| Exercise aim |
In the entries that follow, count each line containing "this" and state the total, nothing more.

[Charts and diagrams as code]

_ _ _

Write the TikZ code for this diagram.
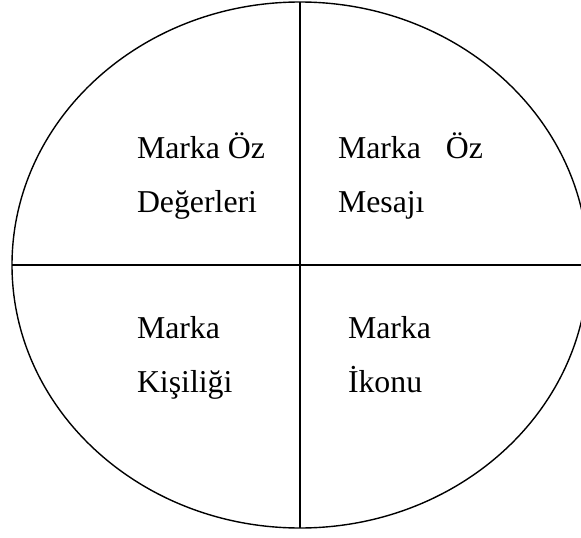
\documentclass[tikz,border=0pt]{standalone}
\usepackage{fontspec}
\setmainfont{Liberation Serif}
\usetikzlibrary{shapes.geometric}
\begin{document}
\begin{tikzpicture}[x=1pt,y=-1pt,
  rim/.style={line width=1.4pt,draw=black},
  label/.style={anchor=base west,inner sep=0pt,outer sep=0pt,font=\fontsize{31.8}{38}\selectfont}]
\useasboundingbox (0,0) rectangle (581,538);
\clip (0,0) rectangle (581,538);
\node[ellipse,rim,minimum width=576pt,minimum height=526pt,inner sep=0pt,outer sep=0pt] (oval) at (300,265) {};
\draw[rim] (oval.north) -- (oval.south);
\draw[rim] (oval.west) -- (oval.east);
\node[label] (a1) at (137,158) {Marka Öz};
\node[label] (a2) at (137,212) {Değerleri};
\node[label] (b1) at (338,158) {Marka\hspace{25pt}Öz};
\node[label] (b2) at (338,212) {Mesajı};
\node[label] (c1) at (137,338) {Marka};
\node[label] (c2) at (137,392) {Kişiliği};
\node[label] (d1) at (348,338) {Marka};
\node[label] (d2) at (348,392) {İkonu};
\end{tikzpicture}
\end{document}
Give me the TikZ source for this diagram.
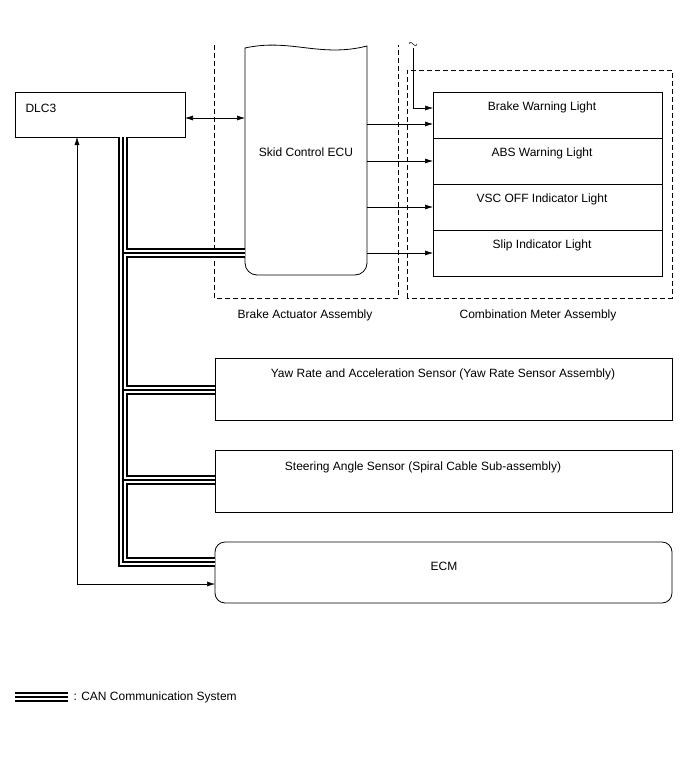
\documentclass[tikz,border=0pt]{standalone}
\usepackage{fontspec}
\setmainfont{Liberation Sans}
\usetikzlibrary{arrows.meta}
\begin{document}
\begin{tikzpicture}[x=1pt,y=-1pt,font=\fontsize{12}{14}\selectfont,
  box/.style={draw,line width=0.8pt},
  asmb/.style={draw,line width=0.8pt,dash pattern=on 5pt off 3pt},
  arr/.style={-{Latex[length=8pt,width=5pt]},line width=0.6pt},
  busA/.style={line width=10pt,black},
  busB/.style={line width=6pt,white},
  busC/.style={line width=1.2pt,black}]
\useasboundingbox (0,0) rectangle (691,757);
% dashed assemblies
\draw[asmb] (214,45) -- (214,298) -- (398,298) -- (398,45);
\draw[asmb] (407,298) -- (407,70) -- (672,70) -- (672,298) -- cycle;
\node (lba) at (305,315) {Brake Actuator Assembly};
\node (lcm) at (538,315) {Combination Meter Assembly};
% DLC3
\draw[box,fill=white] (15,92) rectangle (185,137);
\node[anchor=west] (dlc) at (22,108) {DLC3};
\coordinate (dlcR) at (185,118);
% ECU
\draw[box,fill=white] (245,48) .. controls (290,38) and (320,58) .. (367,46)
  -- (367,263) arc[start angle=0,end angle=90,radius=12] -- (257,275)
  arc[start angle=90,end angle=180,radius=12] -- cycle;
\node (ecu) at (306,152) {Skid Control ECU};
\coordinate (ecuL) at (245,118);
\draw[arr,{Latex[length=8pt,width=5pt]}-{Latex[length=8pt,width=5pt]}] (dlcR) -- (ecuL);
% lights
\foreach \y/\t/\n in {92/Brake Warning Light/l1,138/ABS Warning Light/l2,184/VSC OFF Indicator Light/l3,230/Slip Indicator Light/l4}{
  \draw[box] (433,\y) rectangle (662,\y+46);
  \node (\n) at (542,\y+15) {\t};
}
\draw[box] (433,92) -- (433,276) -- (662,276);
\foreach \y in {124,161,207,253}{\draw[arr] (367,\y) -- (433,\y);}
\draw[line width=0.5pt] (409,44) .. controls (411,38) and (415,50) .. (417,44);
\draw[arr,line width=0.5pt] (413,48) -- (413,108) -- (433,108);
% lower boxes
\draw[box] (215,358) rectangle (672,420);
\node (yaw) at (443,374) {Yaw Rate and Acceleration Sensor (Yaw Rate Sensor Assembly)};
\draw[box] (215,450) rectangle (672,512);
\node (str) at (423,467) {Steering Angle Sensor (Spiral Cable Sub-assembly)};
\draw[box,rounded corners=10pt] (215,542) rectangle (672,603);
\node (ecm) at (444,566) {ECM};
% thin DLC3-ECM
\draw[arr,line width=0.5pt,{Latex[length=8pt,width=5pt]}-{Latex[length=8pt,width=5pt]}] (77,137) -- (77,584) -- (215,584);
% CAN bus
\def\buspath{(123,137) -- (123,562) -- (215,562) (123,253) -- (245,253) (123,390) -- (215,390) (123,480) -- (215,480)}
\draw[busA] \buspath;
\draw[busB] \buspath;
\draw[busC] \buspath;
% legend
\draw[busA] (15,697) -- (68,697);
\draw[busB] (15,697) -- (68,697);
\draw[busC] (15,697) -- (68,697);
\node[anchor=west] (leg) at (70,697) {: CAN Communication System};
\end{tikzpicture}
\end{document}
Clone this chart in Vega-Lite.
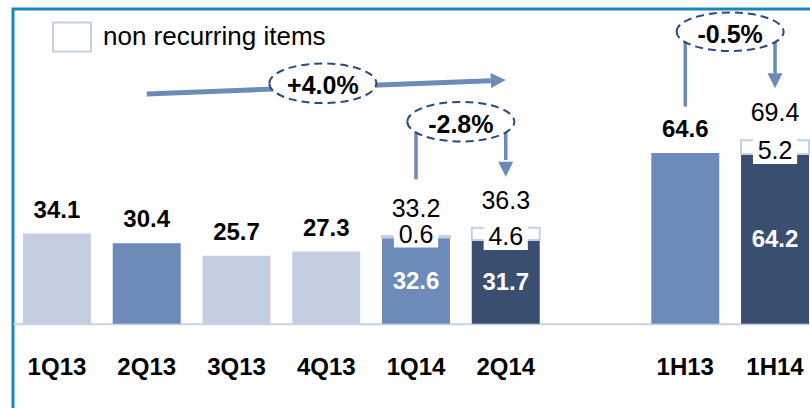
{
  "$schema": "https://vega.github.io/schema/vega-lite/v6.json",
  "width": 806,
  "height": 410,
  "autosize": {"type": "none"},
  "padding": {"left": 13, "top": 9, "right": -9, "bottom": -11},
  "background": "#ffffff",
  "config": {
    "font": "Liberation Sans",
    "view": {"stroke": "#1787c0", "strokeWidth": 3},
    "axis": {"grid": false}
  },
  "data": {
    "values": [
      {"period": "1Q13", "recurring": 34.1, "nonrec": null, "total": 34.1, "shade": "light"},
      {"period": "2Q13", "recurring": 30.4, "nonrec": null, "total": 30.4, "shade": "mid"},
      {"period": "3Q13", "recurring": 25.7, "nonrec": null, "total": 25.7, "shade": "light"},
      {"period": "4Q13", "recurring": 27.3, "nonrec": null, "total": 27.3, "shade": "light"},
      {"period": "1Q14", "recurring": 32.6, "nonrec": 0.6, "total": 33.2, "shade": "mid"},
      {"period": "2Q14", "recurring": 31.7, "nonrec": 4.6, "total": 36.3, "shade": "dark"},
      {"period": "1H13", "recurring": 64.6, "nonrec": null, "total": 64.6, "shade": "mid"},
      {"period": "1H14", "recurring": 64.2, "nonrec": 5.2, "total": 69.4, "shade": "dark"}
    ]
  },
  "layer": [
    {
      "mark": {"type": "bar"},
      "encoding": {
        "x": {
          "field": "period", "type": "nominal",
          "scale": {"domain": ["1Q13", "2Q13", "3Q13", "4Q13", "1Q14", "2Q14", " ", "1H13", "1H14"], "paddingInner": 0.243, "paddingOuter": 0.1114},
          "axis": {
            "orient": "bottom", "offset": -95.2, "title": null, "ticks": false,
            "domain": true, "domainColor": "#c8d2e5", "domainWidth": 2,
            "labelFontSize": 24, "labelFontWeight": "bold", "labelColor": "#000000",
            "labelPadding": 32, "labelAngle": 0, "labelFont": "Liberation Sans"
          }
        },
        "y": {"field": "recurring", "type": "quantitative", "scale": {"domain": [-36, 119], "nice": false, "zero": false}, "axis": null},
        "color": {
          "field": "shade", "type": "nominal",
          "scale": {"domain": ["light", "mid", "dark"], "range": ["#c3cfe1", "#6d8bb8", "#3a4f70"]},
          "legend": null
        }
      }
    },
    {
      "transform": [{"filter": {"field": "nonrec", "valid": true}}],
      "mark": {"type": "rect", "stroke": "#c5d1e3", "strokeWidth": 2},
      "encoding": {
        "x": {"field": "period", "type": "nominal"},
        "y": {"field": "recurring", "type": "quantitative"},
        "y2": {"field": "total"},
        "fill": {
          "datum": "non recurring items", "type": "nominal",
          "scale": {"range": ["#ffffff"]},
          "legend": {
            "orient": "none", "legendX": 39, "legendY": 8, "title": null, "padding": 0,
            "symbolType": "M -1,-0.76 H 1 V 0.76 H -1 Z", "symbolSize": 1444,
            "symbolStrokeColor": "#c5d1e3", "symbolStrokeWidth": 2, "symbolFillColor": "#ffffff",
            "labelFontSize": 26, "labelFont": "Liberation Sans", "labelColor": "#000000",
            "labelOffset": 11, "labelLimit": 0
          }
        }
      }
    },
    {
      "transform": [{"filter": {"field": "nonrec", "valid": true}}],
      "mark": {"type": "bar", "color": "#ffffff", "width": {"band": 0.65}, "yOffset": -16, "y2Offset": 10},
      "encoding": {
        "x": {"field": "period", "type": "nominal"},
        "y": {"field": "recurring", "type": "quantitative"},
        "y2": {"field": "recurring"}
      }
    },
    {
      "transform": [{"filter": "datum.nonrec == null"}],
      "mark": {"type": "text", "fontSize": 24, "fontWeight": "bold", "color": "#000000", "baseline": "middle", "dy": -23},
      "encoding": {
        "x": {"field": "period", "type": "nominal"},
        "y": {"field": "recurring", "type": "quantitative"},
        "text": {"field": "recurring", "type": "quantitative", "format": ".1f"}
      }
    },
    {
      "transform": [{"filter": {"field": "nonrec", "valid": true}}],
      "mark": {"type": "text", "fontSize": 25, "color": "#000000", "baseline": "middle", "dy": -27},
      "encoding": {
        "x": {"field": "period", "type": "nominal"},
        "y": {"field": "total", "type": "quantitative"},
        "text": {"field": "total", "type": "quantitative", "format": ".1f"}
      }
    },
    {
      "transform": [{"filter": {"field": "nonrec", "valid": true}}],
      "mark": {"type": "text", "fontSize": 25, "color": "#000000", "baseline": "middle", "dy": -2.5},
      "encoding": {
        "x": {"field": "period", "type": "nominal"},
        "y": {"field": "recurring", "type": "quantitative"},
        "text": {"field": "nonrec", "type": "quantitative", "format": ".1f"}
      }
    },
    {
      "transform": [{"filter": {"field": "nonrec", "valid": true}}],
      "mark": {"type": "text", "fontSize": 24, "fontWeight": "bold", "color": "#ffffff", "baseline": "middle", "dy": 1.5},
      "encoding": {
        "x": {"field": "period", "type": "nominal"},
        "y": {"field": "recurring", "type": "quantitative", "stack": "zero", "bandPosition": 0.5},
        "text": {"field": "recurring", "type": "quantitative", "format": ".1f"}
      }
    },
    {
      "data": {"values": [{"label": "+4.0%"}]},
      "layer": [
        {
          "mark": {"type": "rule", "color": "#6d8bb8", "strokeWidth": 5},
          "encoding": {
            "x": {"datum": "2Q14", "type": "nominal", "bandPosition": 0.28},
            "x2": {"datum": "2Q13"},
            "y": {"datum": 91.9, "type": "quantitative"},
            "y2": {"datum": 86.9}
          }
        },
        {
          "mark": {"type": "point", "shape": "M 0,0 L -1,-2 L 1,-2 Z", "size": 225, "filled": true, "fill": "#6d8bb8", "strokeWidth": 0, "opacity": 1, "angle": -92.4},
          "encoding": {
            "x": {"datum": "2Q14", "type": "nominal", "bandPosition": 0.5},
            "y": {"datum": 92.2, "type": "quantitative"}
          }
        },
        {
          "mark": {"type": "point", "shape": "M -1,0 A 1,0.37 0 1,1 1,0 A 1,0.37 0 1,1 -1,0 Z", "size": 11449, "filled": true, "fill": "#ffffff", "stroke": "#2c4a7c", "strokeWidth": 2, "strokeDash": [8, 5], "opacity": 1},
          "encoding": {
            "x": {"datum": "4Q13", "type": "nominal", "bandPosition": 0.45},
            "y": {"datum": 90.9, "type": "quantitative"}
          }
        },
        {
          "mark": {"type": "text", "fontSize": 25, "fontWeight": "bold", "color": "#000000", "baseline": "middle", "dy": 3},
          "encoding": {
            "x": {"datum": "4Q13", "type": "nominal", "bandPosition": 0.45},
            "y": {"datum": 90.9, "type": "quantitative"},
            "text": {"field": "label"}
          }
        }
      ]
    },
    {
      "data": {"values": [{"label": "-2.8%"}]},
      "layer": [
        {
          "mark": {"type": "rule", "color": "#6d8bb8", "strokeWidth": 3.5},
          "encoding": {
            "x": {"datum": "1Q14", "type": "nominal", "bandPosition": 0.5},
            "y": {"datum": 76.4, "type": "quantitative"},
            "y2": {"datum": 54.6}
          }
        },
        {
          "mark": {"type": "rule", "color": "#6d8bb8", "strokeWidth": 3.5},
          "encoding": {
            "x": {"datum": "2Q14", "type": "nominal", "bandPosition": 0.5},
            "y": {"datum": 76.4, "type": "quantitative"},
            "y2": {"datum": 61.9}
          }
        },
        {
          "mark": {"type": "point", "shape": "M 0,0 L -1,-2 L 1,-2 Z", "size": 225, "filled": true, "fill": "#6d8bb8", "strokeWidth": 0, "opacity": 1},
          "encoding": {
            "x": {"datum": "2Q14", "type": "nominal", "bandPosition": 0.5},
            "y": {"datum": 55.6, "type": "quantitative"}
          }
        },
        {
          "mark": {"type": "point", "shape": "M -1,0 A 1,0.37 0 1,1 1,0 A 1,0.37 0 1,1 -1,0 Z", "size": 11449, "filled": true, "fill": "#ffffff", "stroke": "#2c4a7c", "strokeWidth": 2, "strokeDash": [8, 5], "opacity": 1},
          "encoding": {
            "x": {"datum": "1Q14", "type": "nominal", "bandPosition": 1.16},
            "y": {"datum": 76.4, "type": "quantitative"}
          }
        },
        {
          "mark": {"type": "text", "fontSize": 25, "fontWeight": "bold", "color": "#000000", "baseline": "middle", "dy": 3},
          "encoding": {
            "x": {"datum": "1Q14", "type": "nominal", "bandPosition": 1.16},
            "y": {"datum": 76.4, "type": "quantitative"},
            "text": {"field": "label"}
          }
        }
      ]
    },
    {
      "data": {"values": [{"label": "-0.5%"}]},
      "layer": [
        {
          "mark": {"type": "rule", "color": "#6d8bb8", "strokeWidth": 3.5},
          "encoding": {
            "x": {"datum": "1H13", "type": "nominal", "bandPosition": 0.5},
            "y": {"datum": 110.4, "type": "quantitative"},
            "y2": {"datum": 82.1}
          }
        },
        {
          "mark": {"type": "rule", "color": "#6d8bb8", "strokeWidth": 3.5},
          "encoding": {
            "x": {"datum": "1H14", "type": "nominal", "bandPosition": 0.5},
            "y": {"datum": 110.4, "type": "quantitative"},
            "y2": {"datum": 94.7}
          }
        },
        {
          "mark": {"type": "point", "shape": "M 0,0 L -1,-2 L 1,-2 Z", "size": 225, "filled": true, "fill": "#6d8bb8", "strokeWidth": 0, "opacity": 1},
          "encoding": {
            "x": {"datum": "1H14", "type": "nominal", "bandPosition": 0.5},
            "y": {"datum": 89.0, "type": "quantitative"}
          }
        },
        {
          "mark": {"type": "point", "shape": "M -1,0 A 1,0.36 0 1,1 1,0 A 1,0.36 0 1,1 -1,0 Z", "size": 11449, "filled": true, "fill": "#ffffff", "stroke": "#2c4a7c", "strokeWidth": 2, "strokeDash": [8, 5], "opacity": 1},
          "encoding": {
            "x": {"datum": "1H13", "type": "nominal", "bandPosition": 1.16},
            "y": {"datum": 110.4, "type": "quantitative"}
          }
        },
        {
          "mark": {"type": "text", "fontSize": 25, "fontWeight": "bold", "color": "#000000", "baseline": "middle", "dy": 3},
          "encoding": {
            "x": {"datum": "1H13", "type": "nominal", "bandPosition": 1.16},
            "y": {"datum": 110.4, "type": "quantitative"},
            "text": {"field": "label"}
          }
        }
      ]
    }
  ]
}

_ _ _

| Task solution |
3